The UNF on the other hand expects the President elect to carryout a ‘Ten point’ program announced by the UNP. That program stipulates, either abolishing or a considerable reduction in the powers of the executive presidency, appointing Ranil Wickremesinghe as the executive Prime Minister with a cabinet made of members of the JVP and the TNA, the speedy settlement of the Northern IDPs. Both these lists, considering the current political reality and the technicalities of constitution making, look more like a wish list handed over by two kids to their mother on a shopping sojourn in the city. They not only pre suppose the mother’s capacity to buy all they wish but stretches further in impinging on each others lists.

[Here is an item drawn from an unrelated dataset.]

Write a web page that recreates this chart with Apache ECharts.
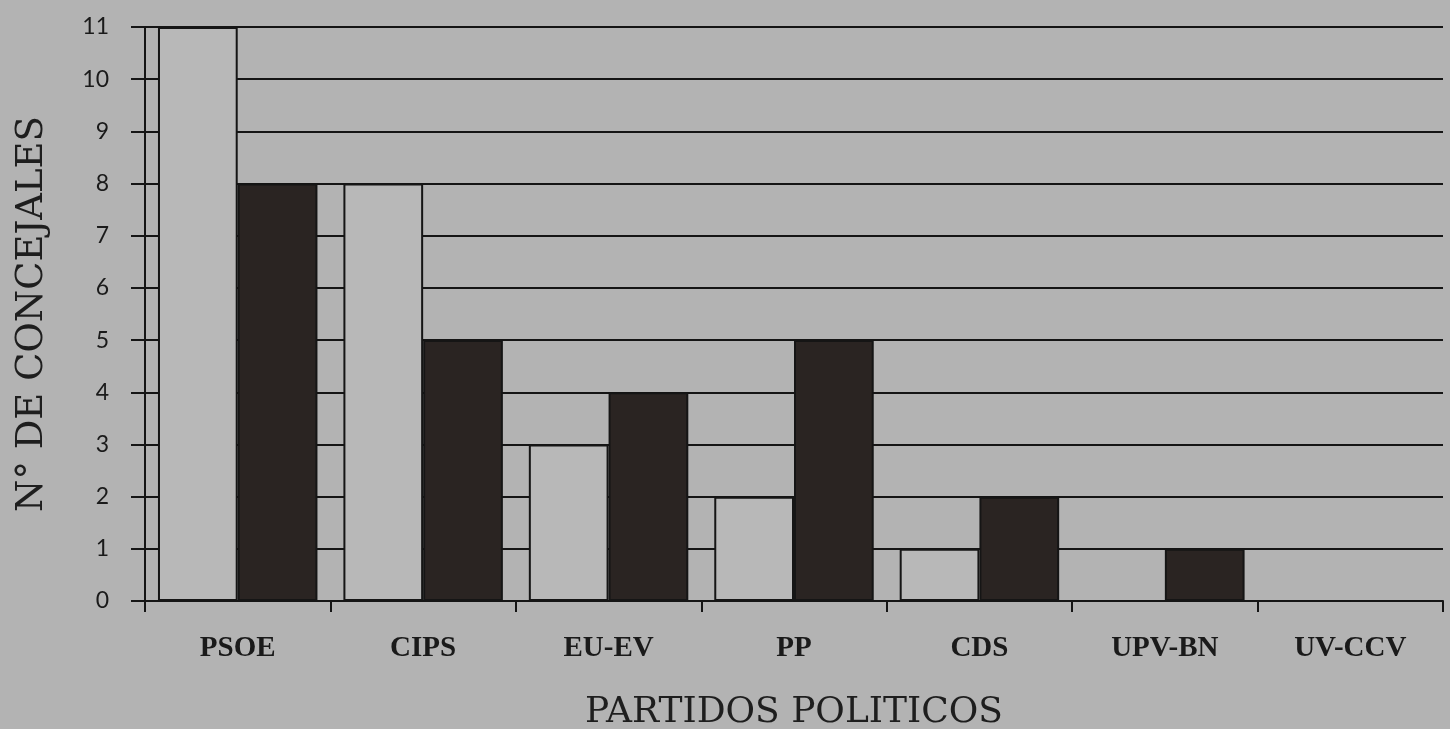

Mangala Samaraweera, the spokesperson for the UNF, the other day made a press statement assuring the UNP supporters that the UNF will ensure that the ensuing period of cohabitation with the JVP would not be dominated by the ‘organizational skills and the very nature of the JVP’. Similarly the JVP has made their supporters know that this prospective partnership with the ‘most reactionary political party’ in the country will have no impact in compromising the avowed ‘progressive’ JVP policies. Hence to start with the common candidate seems to be burdened with a lot of ‘uncommon baggage’.

However, what takes the cake in this ‘common understanding’ is the na‹ve thinking that this common candidate, who undergoes a grueling campaign to unseat the incumbent President, would act as ‘your obedient servant’ to these two political parties who did not have the guts to contest the election on their own.

In the case of a victory the position would be ‘whose victory it is?’ rather than ‘what to do with the victory?’ The fact that the ‘common candidate’ is only inferred, short of being declared, prevents anybody from evaluating the candidate’s credentials, post victory.

Hence, this much publicized common path, on an objective evaluation, is sure to lead the country to anarchy and to a point of no return.

It is not that these two experienced parties are unaware of this danger, but they must in all their earnestness have to do something to salvage the receding political fortunes of their respective parties. That is the primary challenge, as evidenced by the recent election results, before these two political parties. Therefore, in the end, this much publicized ‘common candidate’ is nothing more than a political circus to keep their supporters glued to their parties; a common affliction the UNP and the JVP is faced with in the current Sri Lankan political scenario.